L’Etat ne doit pas s’effacer, il doit donner réellement les moyens financiers pour garantir l’égalité républicaine et ne pas voir se creuser les inégalités entre des régions riches et des régions pauvres. Il y a urgence à débattre du devenir des assemblées régionales pour les remettre au cœur d’un dispositif démocratique ambitieux. Les régions peuvent être au cœur d’un aménagement équilibré des territoires.

Leur rôle ne doit pas être de remplacer l’État, qui doit assurer une véritable péréquation nationale, et le développement des services publics sur l’ensemble du territoire. Enfin, il est important de rappeler que les régions ne sont pas un coût qu’il faudrait réduire, sauf à réduire drastiquement les services qu’elles offrent aux populations.
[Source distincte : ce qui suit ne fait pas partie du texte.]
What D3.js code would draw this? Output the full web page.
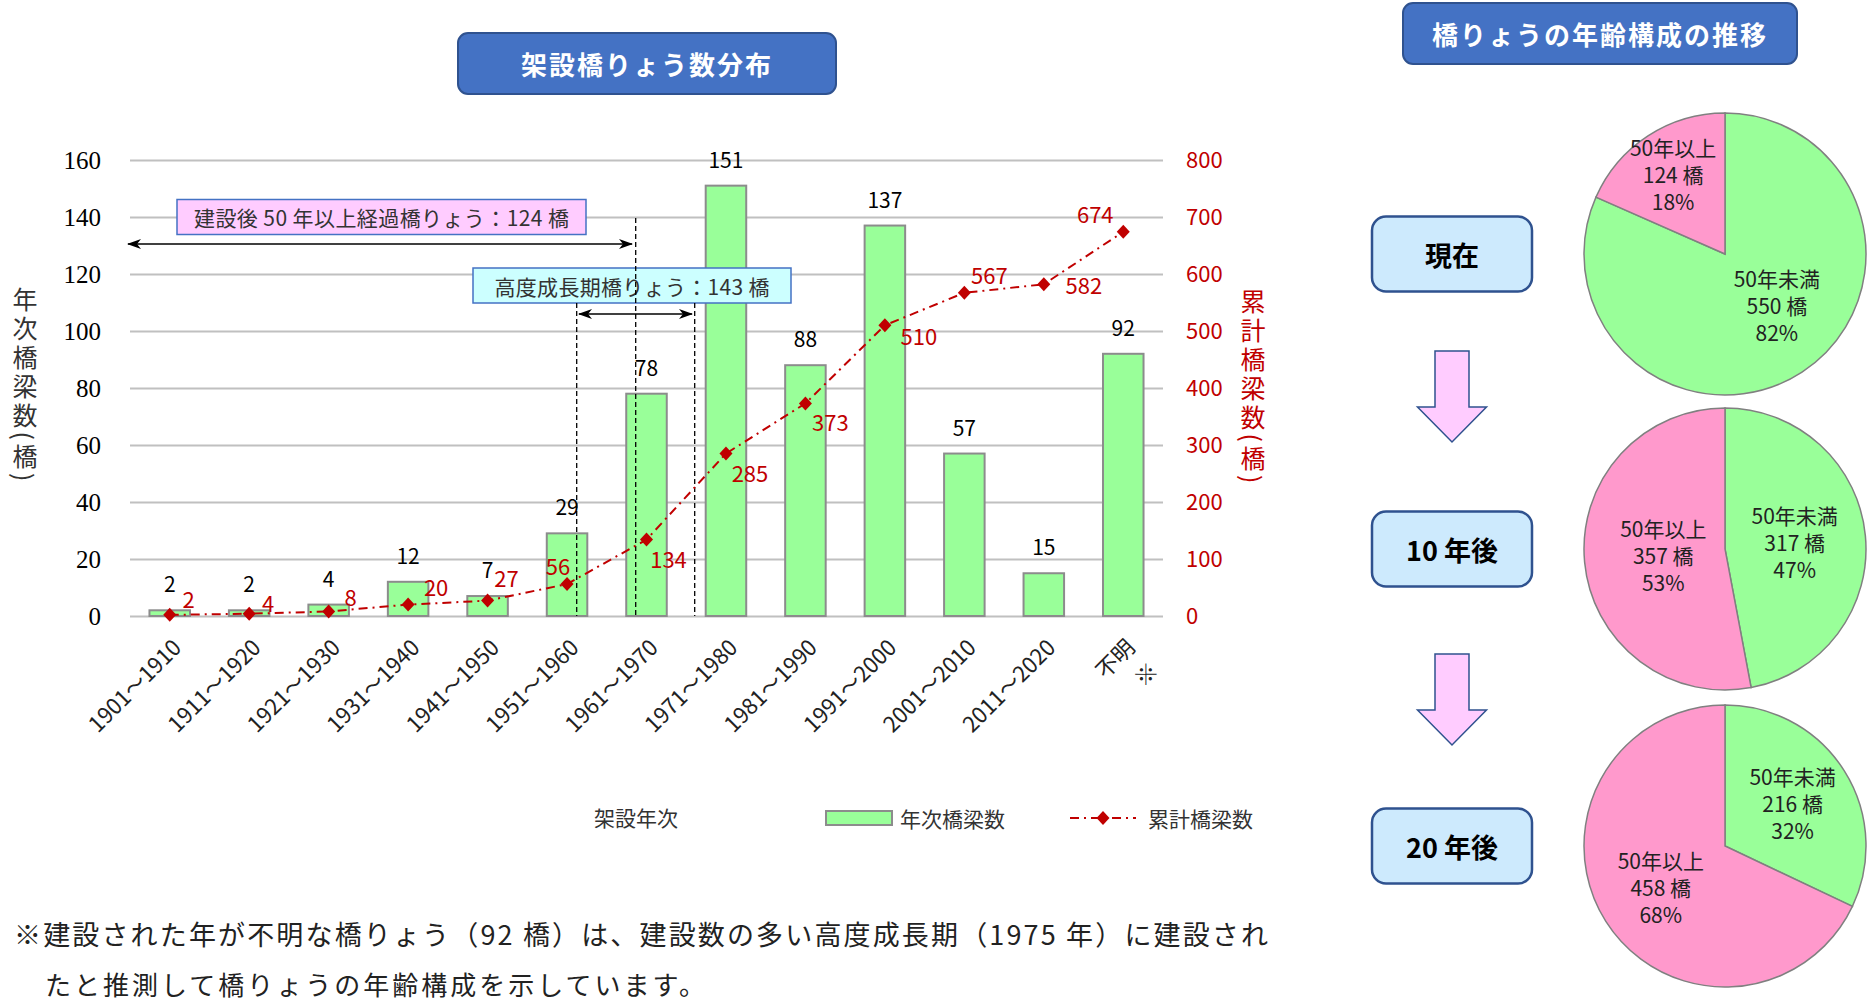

En parlant de modernisation de l’action publique et non plus de décentralisation le gouvernement ne s’y trompe pas. C’est lui qui aujourd’hui veut technocratiser un peu plus cet échelon, l’éloigner du contrôle citoyen en renforçant les compétences, sans donner les moyens nécessaires à leur mise en œuvre juste et équitable.

En 1982, les élus communistes et républicains proposaient que la direction générale des collectivités locales soit séparée du ministère de l’Intérieur pour parler réellement de décentralisation. C’est-à-dire créer les moyens institutionnels et financiers pour que les élus mettent en œuvre les politiques pour lesquelles ils sont choisis. Alors oui, réformons les régions. Ouvrons le débat démocratique pour leur permettre d’être un niveau essentiel dans l’organisation du territoire. Elles sont un échelon pertinent pour travailler aux orientations stratégiques en lien avec les populations.